Lancé fin 2018, le GEDI de la NASA tire un laser invisible depuis la Station spatiale internationale sur les forêts de la Terre des milliers de fois par jour. En fonction de la quantité d’énergie renvoyée au satellite, il peut fournir une carte 3D détaillée qui montre où se trouvent les feuilles et les branches dans une forêt et comment elles évoluent au fil du temps. Cela aidera les chercheurs à comprendre les quantités de biomasse et de carbone que les forêts stockent et celles qu’elles perdent lorsqu’elles sont perturbées – des informations essentielles pour comprendre le cycle du carbone de la Terre et son évolution.
Résultats et implications
Doughty, Tang et les autres auteurs de l’article ont analysé les données GEDI de toutes les forêts tropicales et ont découvert que la structure était plus simple et plus exposée à la lumière du soleil qu’on ne le pensait auparavant. Les données ont également révélé que la plupart des forêts tropicales (80 % de l’Amazonie et 70 % de l’Asie du Sud-Est et du bassin du Congo) présentent un pic du nombre de feuilles à 15 mètres plutôt qu’au sommet de la canopée, ce qui réfute la théorie des premiers chercheurs selon laquelle la canopée est pleine au sommet de la canopée. Bien que les forêts varient, une constatation clé qui semble rester constante dans tous les scénarios est que l’écart par rapport aux conditions idéales (comme une fertilité plus faible ou des températures plus élevées) conduit à des forêts plus courtes, moins stratifiées et à une biomasse plus faible.
« Il a été très surprenant de constater la prédominance de ce type de structure, car elle diffère de ce que nous avions appris dans les manuels classiques sur le sujet », a déclaré M. Doughty. « Ces résultats nous aideront non seulement à comprendre comment les millions d’espèces qui vivent dans la canopée d’une forêt tropicale humide peuvent s’acclimater aux changements de température, mais aussi quelle quantité de carbone ces forêts retiennent et quelle est leur capacité à lutter contre le changement climatique.

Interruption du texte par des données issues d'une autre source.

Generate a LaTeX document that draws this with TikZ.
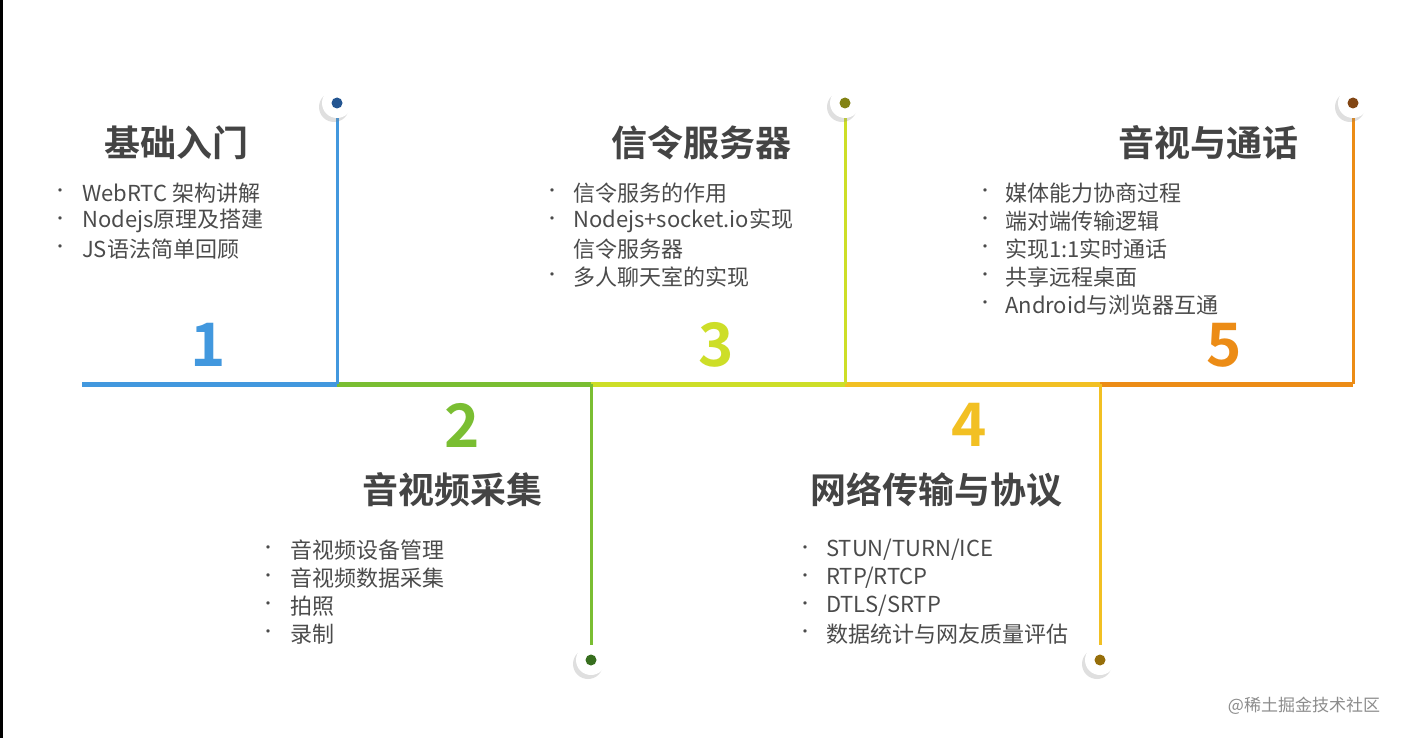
\documentclass[tikz,border=0pt]{standalone}
\usepackage{fontspec}
\setmainfont{Noto Sans CJK SC}
\newfontfamily\cjkb{Noto Sans CJK SC Bold}
\usetikzlibrary{shadows}
\definecolor{cA}{RGB}{66,152,222}\definecolor{dA}{RGB}{35,85,145}
\definecolor{cB}{RGB}{122,190,50}\definecolor{dB}{RGB}{55,110,30}
\definecolor{cC}{RGB}{205,222,40}\definecolor{dC}{RGB}{130,130,20}
\definecolor{cD}{RGB}{242,192,35}\definecolor{dD}{RGB}{150,110,10}
\definecolor{cE}{RGB}{236,140,22}\definecolor{dE}{RGB}{130,70,20}
\definecolor{txt}{RGB}{75,75,75}
\begin{document}
\begin{tikzpicture}[x=1pt,y=-1pt,
  seg/.style={line width=5pt},
  pin/.style={circle,fill=white,minimum size=30pt,inner sep=0pt,drop shadow={shadow xshift=-3pt,shadow yshift=-4pt,opacity=0.25}},
  ttl/.style={font=\cjkb\fontsize{36}{40}\selectfont,text=txt!90!black},
  num/.style={font=\cjkb\fontsize{60}{64}\selectfont},
  itm/.style={anchor=west,font=\fontsize{22}{26}\selectfont,text=txt,inner sep=0pt},
  bul/.style={anchor=center,font=\fontsize{16}{18}\selectfont,text=txt,inner sep=0pt}]
\fill[white] (0,0) rectangle (1405,738);
\useasboundingbox (0,0) rectangle (1405,738);
\fill[black] (0,0) rectangle (2.5,738);
% timeline
\coordinate (s0) at (82,384);\coordinate (s1) at (337,384);\coordinate (s2) at (591,384);
\coordinate (s3) at (845,384);\coordinate (s4) at (1100,384);\coordinate (s5) at (1353,384);
\draw[seg,cA] (s0)--(s1);\draw[seg,cB] (s1)--(s2);\draw[seg,cC] (s2)--(s3);
\draw[seg,cD] (s3)--(s4);\draw[seg,cE] (s4)--(s5);
\draw[line width=3pt,cA] (s1)--(337,105);
\draw[line width=3pt,cB] (s2)--(591,660);
\draw[line width=3pt,cC] (s3)--(845,105);
\draw[line width=3pt,cD] (s4)--(1100,660);
\draw[line width=3pt,cE] (s5)--(1353,105);
\foreach \x/\y/\c/\n in {337/103/dA/p1,591/660/dB/p2,845/103/dC/p3,1100/660/dD/p4,1353/103/dE/p5}{
  \node[pin] (\n) at (\x,\y) {};
  \fill[\c] (\n) circle (5.5pt);
}
% numbers
\node[num,text=cA] (n1) at (208,345) {1};
\node[num,text=cB] (n2) at (462,425) {2};
\node[num,text=cC] (n3) at (716,345) {3};
\node[num,text=cD] (n4) at (969,425) {4};
\node[num,text=cE] (n5) at (1224,345) {5};
% titles
\node[ttl] (t1) at (176,143) {基础入门};
\node[ttl] (t3) at (701,143) {信令服务器};
\node[ttl] (t5) at (1208,143) {音视与通话};
\node[ttl] (t2) at (452,490) {音视频采集};
\node[ttl] (t4) at (936,490) {网络传输与协议};
% items
\foreach \t [count=\i] in {WebRTC 架构讲解,Nodejs原理及搭建,JS语法简单回顾}{
  \node[bul] (b1\i) at (60,165+28*\i) {•};
  \node[itm] (i1\i) at (82,165+28*\i) {\t};}
\node[bul] (b31) at (552,193) {•};\node[itm] (i31) at (573,193) {信令服务的作用};
\node[bul] (b32) at (552,221) {•};\node[itm] (i32) at (573,221) {Nodejs+socket.io实现};
\node[itm] (i32b) at (573,249) {信令服务器};
\node[bul] (b33) at (552,277) {•};\node[itm] (i33) at (573,277) {多人聊天室的实现};
\foreach \t [count=\i] in {媒体能力协商过程,端对端传输逻辑,实现1:1实时通话,共享远程桌面,Android与浏览器互通}{
  \node[bul] (b5\i) at (985,165+28*\i) {•};
  \node[itm] (i5\i) at (1005,165+28*\i) {\t};}
\foreach \t [count=\i] in {音视频设备管理,音视频数据采集,拍照,录制}{
  \node[bul] (b2\i) at (268,522+28*\i) {•};
  \node[itm] (i2\i) at (290,522+28*\i) {\t};}
\foreach \t [count=\i] in {STUN/TURN/ICE,RTP/RTCP,DTLS/SRTP,数据统计与网友质量评估}{
  \node[bul] (b4\i) at (805,522+28*\i) {•};
  \node[itm] (i4\i) at (826,522+28*\i) {\t};}
\node[font=\fontsize{17}{20}\selectfont,text=black!45] (wm) at (1304,706) {@稀土掘金技术社区};
\end{tikzpicture}
\end{document}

Référence : « Tropical forests are mainly unstratified especially in Amazonia and regions with low fertility or higher temperatures » par Christopher E Doughty, Camille Gaillard, Patrick Burns, Jenna Keany, Andrew Abraham, Yadvinder S Malhi, Jesus Aguirre-Gutierrez, George Koch, Patrick Jantz, Alexander Shenkin et Hao Tang, 13 juillet 2023, Environmental Research Ecology.